* **What to produce**
Print, word for word, every line from the beginning of the listing up to and including the line with "Serif','Noto Serif CJK". Pictures are to be excluded.

* **Entries shown**
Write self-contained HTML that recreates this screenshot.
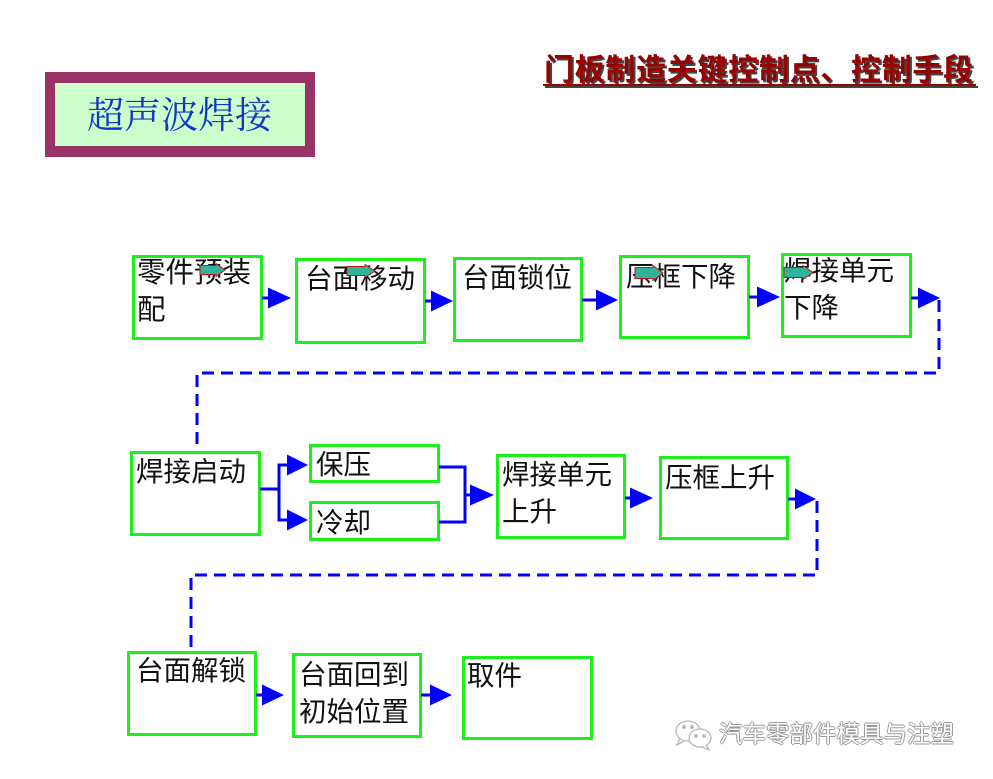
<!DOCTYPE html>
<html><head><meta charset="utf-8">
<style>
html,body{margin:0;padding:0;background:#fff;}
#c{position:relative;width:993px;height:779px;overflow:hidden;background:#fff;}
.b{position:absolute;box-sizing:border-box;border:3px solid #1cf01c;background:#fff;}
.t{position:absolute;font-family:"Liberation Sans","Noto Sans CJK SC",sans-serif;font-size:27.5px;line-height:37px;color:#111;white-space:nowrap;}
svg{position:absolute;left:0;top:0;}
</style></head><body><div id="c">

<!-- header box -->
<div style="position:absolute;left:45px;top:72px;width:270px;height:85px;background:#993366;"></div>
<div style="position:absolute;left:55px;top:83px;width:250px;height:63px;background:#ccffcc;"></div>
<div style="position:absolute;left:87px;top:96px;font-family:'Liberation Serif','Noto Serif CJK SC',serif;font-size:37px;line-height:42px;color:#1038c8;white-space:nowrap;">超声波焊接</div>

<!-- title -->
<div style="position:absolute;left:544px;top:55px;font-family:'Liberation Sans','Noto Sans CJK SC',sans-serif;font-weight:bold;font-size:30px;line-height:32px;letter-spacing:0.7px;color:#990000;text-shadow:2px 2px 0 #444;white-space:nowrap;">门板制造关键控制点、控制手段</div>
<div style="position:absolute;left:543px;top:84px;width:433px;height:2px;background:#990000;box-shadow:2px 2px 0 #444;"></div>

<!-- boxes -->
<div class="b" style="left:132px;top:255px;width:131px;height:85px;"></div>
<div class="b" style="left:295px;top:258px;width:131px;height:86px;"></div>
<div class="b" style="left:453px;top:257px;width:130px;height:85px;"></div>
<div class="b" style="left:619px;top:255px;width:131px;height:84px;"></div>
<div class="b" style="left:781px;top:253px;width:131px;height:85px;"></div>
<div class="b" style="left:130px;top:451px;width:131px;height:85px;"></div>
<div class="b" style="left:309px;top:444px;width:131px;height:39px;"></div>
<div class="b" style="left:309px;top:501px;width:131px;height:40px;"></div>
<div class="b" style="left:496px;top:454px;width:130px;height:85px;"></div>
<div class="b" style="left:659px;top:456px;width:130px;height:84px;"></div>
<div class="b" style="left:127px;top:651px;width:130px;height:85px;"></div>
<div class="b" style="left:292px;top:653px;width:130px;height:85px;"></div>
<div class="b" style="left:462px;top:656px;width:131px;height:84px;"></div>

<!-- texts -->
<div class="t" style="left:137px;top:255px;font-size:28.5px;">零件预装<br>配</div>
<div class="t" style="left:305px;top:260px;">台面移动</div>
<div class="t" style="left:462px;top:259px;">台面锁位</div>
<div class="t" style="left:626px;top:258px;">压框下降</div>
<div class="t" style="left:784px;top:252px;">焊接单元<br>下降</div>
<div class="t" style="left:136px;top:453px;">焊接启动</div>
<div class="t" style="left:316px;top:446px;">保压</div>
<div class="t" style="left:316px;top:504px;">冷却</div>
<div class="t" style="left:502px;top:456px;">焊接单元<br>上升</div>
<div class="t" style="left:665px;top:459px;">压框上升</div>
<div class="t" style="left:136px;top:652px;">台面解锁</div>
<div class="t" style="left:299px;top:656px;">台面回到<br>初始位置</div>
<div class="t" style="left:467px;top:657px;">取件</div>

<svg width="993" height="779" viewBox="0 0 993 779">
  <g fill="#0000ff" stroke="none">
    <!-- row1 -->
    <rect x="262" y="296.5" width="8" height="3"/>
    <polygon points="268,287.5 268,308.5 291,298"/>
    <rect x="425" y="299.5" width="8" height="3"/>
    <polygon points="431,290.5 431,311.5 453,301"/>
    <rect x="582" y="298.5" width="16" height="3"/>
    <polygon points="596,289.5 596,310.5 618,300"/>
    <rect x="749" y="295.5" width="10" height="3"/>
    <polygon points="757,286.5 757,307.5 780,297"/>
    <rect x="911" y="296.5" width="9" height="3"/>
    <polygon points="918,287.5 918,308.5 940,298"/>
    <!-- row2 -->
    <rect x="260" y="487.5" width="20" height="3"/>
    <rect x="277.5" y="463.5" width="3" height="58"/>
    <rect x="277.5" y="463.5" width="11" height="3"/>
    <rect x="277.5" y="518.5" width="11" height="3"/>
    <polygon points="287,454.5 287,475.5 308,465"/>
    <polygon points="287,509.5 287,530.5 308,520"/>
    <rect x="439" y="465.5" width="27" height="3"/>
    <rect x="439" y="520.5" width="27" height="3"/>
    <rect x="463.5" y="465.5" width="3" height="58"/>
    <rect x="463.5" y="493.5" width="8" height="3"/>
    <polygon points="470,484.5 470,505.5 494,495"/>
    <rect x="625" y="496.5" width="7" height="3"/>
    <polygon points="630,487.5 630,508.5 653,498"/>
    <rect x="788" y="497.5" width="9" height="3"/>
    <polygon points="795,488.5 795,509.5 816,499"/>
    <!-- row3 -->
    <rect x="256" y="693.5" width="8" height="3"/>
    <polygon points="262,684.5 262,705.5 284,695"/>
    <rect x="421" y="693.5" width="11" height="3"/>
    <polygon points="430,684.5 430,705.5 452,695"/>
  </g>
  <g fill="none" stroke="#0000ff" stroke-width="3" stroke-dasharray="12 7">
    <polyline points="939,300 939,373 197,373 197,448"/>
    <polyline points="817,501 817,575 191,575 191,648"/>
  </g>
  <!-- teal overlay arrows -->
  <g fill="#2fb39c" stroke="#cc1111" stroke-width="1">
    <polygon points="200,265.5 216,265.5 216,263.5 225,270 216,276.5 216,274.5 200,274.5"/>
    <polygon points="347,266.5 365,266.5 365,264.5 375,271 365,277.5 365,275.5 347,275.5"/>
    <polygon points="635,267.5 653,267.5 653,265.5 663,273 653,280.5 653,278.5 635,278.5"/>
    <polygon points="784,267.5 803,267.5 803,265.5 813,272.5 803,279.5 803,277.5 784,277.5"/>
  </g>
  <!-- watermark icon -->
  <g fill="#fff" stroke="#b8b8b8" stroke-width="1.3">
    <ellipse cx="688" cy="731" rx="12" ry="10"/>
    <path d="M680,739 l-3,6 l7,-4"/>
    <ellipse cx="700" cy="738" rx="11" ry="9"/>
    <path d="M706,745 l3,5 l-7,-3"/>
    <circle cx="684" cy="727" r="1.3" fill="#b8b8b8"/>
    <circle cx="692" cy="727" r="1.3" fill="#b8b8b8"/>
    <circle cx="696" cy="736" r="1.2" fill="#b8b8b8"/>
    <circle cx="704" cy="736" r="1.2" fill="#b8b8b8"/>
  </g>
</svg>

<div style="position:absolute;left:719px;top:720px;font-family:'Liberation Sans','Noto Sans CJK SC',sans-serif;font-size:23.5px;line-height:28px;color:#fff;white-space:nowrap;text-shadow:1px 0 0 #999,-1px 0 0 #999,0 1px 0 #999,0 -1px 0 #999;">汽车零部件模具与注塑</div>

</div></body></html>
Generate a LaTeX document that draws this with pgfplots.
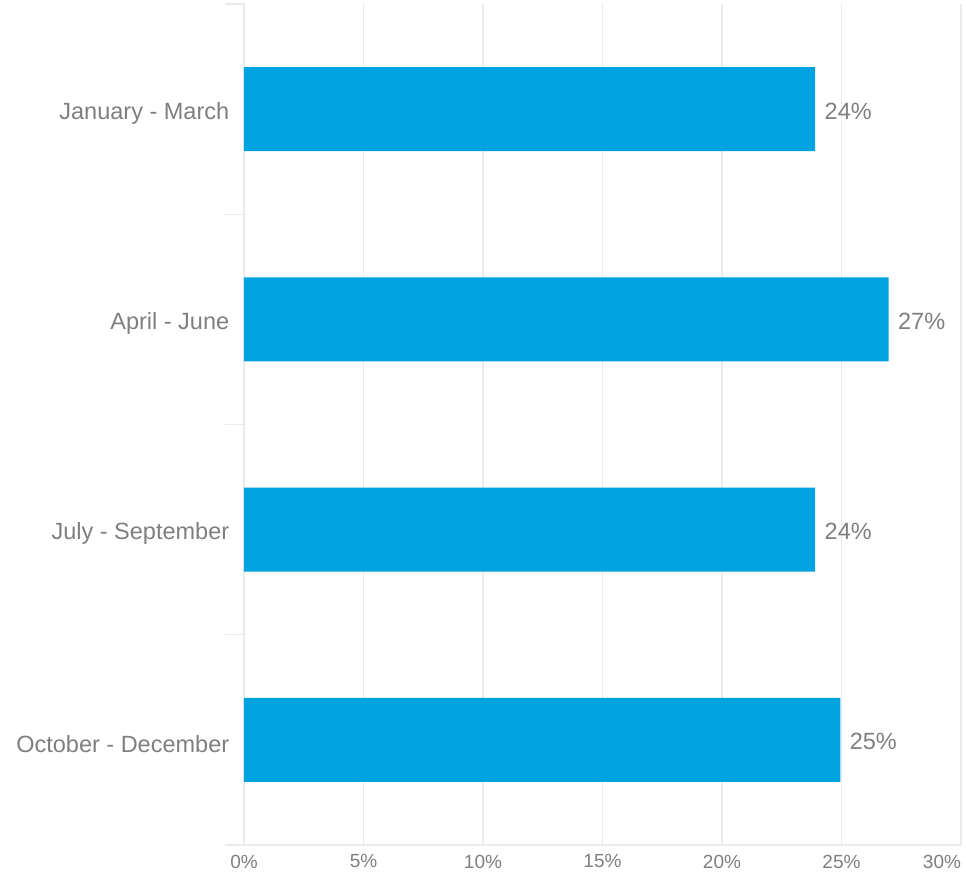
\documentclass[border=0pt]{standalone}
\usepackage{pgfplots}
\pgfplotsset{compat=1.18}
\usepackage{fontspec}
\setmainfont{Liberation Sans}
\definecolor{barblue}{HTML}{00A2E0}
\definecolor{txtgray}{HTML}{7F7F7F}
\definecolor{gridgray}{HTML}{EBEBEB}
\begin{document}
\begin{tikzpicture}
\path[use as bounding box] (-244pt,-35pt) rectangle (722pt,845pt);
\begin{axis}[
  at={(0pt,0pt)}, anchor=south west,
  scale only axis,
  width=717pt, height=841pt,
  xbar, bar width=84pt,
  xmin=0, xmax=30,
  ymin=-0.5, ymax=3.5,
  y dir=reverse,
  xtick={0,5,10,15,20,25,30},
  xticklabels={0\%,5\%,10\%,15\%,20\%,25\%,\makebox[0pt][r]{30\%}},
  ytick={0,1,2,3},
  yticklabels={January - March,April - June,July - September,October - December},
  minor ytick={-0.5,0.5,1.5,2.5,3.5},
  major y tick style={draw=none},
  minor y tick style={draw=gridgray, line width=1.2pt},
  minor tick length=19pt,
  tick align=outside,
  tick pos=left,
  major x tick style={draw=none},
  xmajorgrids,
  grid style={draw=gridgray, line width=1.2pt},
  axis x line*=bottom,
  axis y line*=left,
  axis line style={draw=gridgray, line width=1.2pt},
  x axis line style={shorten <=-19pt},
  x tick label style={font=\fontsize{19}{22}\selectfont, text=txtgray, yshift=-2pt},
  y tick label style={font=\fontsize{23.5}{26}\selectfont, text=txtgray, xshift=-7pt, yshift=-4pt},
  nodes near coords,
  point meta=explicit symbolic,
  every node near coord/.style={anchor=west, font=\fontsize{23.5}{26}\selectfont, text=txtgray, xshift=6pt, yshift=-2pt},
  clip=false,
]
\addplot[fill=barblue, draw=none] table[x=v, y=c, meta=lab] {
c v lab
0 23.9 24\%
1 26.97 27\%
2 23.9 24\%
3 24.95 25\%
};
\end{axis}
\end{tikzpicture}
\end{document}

* **Reply**
Write self-contained HTML that recreates this screenshot.
<!DOCTYPE html>
<html><head><meta charset="utf-8">
<style>
html,body{margin:0;padding:0;background:#fff;}
#c{position:relative;width:993px;height:779px;overflow:hidden;background:#fff;}
.b{position:absolute;box-sizing:border-box;border:3px solid #1cf01c;background:#fff;}
.t{position:absolute;font-family:"Liberation Sans","Noto Sans CJK SC",sans-serif;font-size:27.5px;line-height:37px;color:#111;white-space:nowrap;}
svg{position:absolute;left:0;top:0;}
</style></head><body><div id="c">

<!-- header box -->
<div style="position:absolute;left:45px;top:72px;width:270px;height:85px;background:#993366;"></div>
<div style="position:absolute;left:55px;top:83px;width:250px;height:63px;background:#ccffcc;"></div>
<div style="position:absolute;left:87px;top:96px;font-family:'Liberation Serif','Noto Serif CJK SC',serif;font-size:37px;line-height:42px;color:#1038c8;white-space:nowrap;">超声波焊接</div>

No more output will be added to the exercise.